To Boldly Go Where No Backhoe Has Gone Before – Well, on our block, anyway.

Where was I? Oh, yes, out on the 250 acres of wilderness block in the Northern Territory, aiming between two trees in a backhoe I’d only taught myself to drive that morning, putting a road in down to the flatland below the steep hill.

Fortunately a backhoe is a fairly slow-going machine, although it does speed up on a steep incline, and this was steep. The bucket down and scraping along the surface acted as a brake and I was able to keep between the trees. It was a job that needed repeating several times to scrape down to clear earth, but that first time through the maze and all the way down the hill to level ground felt good. I hadn’t taken out a single tree (I like trees and our intention with the block was to enjoy the wilderness).

Turning around, of course, meant I had to come back up again. That was actually scarier. I kept everything low because the feeling was, if the bucket had been up, the whole lot might have tumbled over backwards.

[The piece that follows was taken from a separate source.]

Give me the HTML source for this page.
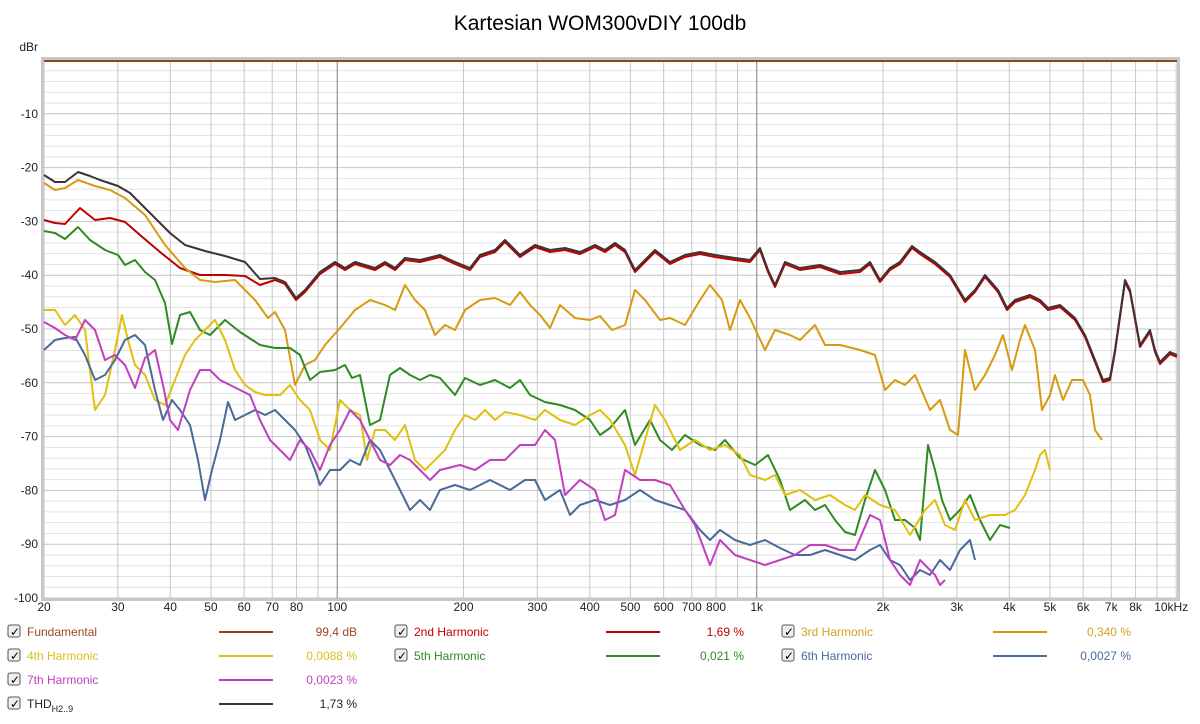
<!DOCTYPE html>
<html><head><meta charset="utf-8"><style>
body{margin:0;background:#fff;width:1200px;height:719px;overflow:hidden;font-family:"Liberation Sans",sans-serif}
</style></head><body>
<svg id="s" width="1200" height="719" xmlns="http://www.w3.org/2000/svg" font-family="Liberation Sans, sans-serif">
<rect width="1200" height="719" fill="#fff"/>
<text x="600" y="30" font-size="21" text-anchor="middle" fill="#000">Kartesian WOM300vDIY 100db</text>
<rect x="41" y="57" width="1139" height="544" fill="#c8c8c8"/>
<rect x="44" y="60" width="1133" height="538" fill="#fff"/>
<g id="grid"></g>
<g id="lbl" font-size="12" fill="#222"></g>
<line x1="44" y1="61" x2="1177" y2="61" stroke="#8b4a1e" stroke-width="2"/>
<g fill="none" stroke-width="2" stroke-linejoin="round">
<polyline id="red" stroke="#c00000"/>
<polyline stroke="#d89a10" points="44,183 55,190 65,188 78,180 95,186 110,190 125,198 145,215 165,245 185,268 200,280 215,282 235,280 255,300 268,318 275,312 285,330 295,385 305,365 315,360 325,345 340,328 355,310 370,300 385,305 395,310 405,285 415,300 425,310 435,335 445,325 455,330 465,310 480,300 495,298 510,305 520,292 530,305 540,315 550,328 560,305 575,318 590,320 600,316 612,330 625,325 635,290 645,300 660,320 670,318 685,325 700,300 710,285 722,300 730,330 740,300 750,318 765,350 775,330 790,335 800,340 815,325 825,345 840,345 860,350 875,355 885,390 895,380 905,385 915,375 930,410 940,400 950,430 958,435 965,350 975,390 985,375 995,355 1003,335 1012,370 1020,340 1025,325 1035,350 1042,410 1050,395 1055,375 1063,400 1072,380 1083,380 1090,395 1095,430 1102,440"/>
<polyline stroke="#2e8b22" points="44,231 55,233 65,239 78,227 90,240 105,250 118,255 125,265 135,260 145,272 155,280 165,303 172,344 180,315 190,312 200,330 210,335 225,320 240,332 260,345 275,348 290,348 300,355 310,380 320,372 335,370 345,365 352,378 360,375 370,425 380,420 390,375 400,368 410,375 420,380 430,375 440,378 455,395 465,378 480,385 495,380 510,388 520,380 530,395 545,402 560,405 575,410 590,420 600,435 610,428 625,410 635,445 650,420 660,440 672,450 685,435 700,445 715,450 725,440 740,458 755,465 768,455 780,480 790,510 805,500 815,510 825,505 835,520 845,532 855,535 865,500 875,470 885,490 895,520 905,520 915,528 920,540 928,445 935,470 942,500 950,520 960,510 970,495 980,520 990,540 1000,525 1010,528"/>
<polyline stroke="#e0c010" points="44,310 55,310 65,325 75,315 85,330 95,410 105,395 115,350 122,315 128,340 135,365 145,375 155,400 165,405 175,380 185,355 195,340 205,330 215,320 225,340 235,370 245,385 255,392 265,395 280,395 290,385 300,400 310,410 320,440 330,450 340,400 350,410 360,415 367,460 375,430 385,430 395,440 405,425 415,460 425,470 435,460 445,450 455,430 465,415 475,420 485,410 495,420 505,412 520,415 535,420 545,410 560,420 575,425 590,415 600,410 610,420 625,445 635,475 645,440 655,405 665,420 680,450 695,440 710,450 725,445 740,455 750,475 765,480 775,475 785,495 800,490 815,500 830,495 845,505 855,510 865,495 880,505 895,510 910,535 925,510 935,500 945,525 955,530 965,500 975,520 990,515 1005,515 1015,510 1025,495 1035,470 1040,455 1045,450 1050,470"/>
<polyline stroke="#4a6a9a" points="44,350 55,340 65,338 75,337 85,355 95,380 105,375 115,360 125,340 135,335 145,345 155,390 163,420 172,400 180,410 190,425 198,460 205,500 212,470 220,440 228,402 235,420 245,415 255,410 265,415 275,410 285,420 295,430 305,445 315,470 320,485 330,470 340,470 350,460 360,465 370,440 380,450 390,470 400,490 410,510 420,500 430,510 440,490 455,485 470,490 490,480 510,490 525,480 535,480 545,500 560,490 570,515 580,505 595,500 610,505 625,500 640,490 655,500 670,505 685,510 700,530 710,540 720,530 735,540 750,545 765,540 780,548 795,555 810,555 825,550 840,555 855,560 870,550 880,545 890,560 900,565 910,580 920,570 930,575 940,560 950,570 960,550 970,540 975,560"/>
<polyline stroke="#c040c0" points="44,322 55,328 65,335 75,340 85,320 95,330 105,360 115,355 125,365 135,388 145,358 155,350 163,385 170,420 178,430 190,390 200,370 210,370 220,380 230,385 240,390 250,395 260,420 270,440 280,450 290,460 300,440 310,450 320,470 330,445 340,430 350,410 360,420 370,440 380,460 390,465 400,455 410,460 420,470 430,480 440,470 460,465 475,470 490,460 505,460 520,445 535,445 545,430 555,440 565,495 580,480 595,490 605,520 615,515 625,470 640,480 655,480 670,485 685,510 695,525 710,565 720,540 735,555 750,560 765,565 780,560 795,555 810,545 825,545 840,550 855,550 870,515 880,520 890,560 900,575 910,585 920,560 935,575 940,585 945,580"/>
<polyline id="thd" stroke="#3c3434"/>
</g>
<g font-size="12" id="leg"></g>
</svg>
<script>
var NS="http://www.w3.org/2000/svg";
function el(p,t,a,txt){var e=document.createElementNS(NS,t);for(var k in a)e.setAttribute(k,a[k]);if(txt!=null)e.textContent=txt;p.appendChild(e);return e;}
var g=document.getElementById('grid'),L=document.getElementById('lbl');
function X(f){return 44+(Math.log10(f)-Math.log10(20))*419.5;}
for(var d=0;d<=100;d+=2){var y=60+d*5.38;var maj=d%10==0;el(g,'line',{x1:44,x2:1177,y1:y,y2:y,stroke:maj?'#c4c4c4':'#e2e2e2','stroke-width':1});
 if(maj&&d>0)el(L,'text',{x:38,y:y+4,'text-anchor':'end'},'-'+d);}
el(L,'text',{x:38,y:51,'text-anchor':'end'},'dBr');
var fs=[];for(var dec=10;dec<=10000;dec*=10)for(var m=1;m<10;m++){var f=dec*m;if(f>=20&&f<=10000)fs.push(f);}
fs.forEach(function(f){var x=X(f);var dk=(f==100||f==1000);el(g,'line',{x1:x,x2:x,y1:60,y2:598,stroke:dk?'#808080':'#c8c8c8','stroke-width':1});});
var tl={20:'20',30:'30',40:'40',50:'50',60:'60',70:'70',80:'80',100:'100',200:'200',300:'300',400:'400',500:'500',600:'600',700:'700',800:'800',1000:'1k',2000:'2k',3000:'3k',4000:'4k',5000:'5k',6000:'6k',7000:'7k',8000:'8k',10000:'10kHz'};
for(var k in tl)el(L,'text',{x:X(+k)+(k==10000?-5:0),y:611,'text-anchor':'middle'},tl[k]);
var thd=[[44,175],[55,182],[65,182],[78,172],[90,176],[100,180],[118,186],[130,193],[150,213],[170,233],[185,245],[205,251],[225,256],[245,262],[260,279],[275,278],[285,282],[296,298],[305,290],[320,272],[335,262],[345,268],[355,262],[375,268],[385,262],[395,268],[405,258],[420,260],[440,255],[455,262],[470,268],[480,255],[495,250],[505,240],[510,245],[520,255],[535,245],[550,250],[565,248],[580,252],[595,245],[605,250],[615,243],[625,250],[635,270],[645,260],[655,250],[670,262],[685,255],[700,252],[715,255],[735,258],[750,260],[760,248],[768,270],[775,285],[785,262],[800,268],[820,265],[840,272],[860,270],[870,262],[880,280],[890,268],[900,262],[912,246],[920,252],[935,262],[950,275],[965,300],[975,290],[985,275],[998,290],[1007,308],[1015,300],[1030,295],[1040,300],[1048,308],[1060,305],[1075,318],[1085,335],[1095,360],[1103,380],[1110,378],[1115,350],[1125,280],[1130,290],[1140,345],[1150,330],[1155,350],[1160,362],[1170,352],[1177,355]];
document.getElementById('thd').setAttribute('points',thd.map(function(p){return p.join(',')}).join(' '));
var red=[[44,220],[55,223],[65,224],[80,208],[95,220],[110,218],[125,222],[140,235],[160,252],[180,268],[200,275],[225,275],[245,276],[260,285]];
thd.forEach(function(p){if(p[0]>=275)red.push([p[0],p[1]+2]);});
document.getElementById('red').setAttribute('points',red.map(function(p){return p.join(',')}).join(' '));
var lg=document.getElementById('leg');
var items=[['Fundamental','#8b4a1e','99,4 dB',0,0],['2nd Harmonic','#c00000','1,69 %',1,0],['3rd Harmonic','#d89a10','0,340 %',2,0],
['4th Harmonic','#e0c010','0,0088 %',0,1],['5th Harmonic','#2e8b22','0,021 %',1,1],['6th Harmonic','#4a6a9a','0,0027 %',2,1],
['7th Harmonic','#c040c0','0,0023 %',0,2],['THD','#3c3434','1,73 %',0,3]];
var lc={'Fundamental':'#9a4a20','4th Harmonic':'#d8c020','THD':'#222','3rd Harmonic':'#d8a020','6th Harmonic':'#4a6a9a'};
items.forEach(function(it){var ox=it[3]*387,y=632+it[4]*24;
 el(lg,'rect',{x:ox+8,y:y-7,width:12,height:12,rx:2,fill:'#eee',stroke:'#555'});
 el(lg,'text',{x:ox+10,y:y+4,'font-size':12,fill:'#000'},'✓');
 var t=el(lg,'text',{x:ox+27,y:y+4,fill:lc[it[0]]||it[1]},it[0]);
 if(it[0]=='THD'){var s=el(t,'tspan',{dy:4,'font-size':9},'H2..9');}
 el(lg,'line',{x1:ox+219,x2:ox+273,y1:y,y2:y,stroke:it[1],'stroke-width':2});
 el(lg,'text',{x:ox+357,y:y+4,'text-anchor':'end',fill:lc[it[0]]||it[1]},it[2]);});
</script>
</body></html>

That night, Greg returned home to find the backhoe missing. Fortunately, I wasn’t missing with it, and I could show him what I had done with the road down the hill – and point out the backhoe on the way. 😀

As it was after dark when Greg got home, we drove the length of my road by car with the headlights on. Greg was quite impressed. The road stretched almost one km (about half a mile). Returning up the hill to our campsite, Greg noticed the same issue I had with the steepness of the hill. Knowing I had run up and down several times, he asked the obvious question.

“How did you get the backhoe up each time? Did you drive it up backwards?”

“No,” I replied.

“Bloody hell,” he replied, “I would have.”

So, where was the backhoe?

*

It was down by the first creek. Getting adventurous and wanting to extend the road further, I’d driven it into a field of mud and bogged it – Four times! How I got it out each time by myself, until nightfall forced me to quit on the final one, is the topic of my next post on our wilderness Living.

Quite a full first day driving the backhoe and it was fun!

How does any of this fit in with writing? This is the block where I lived off-grid and without a house for nearly five years, where I wrote in perfect isolation, and where my sci-fi Khekarian series came into being – complete with wilderness planets born from love of wilderness living.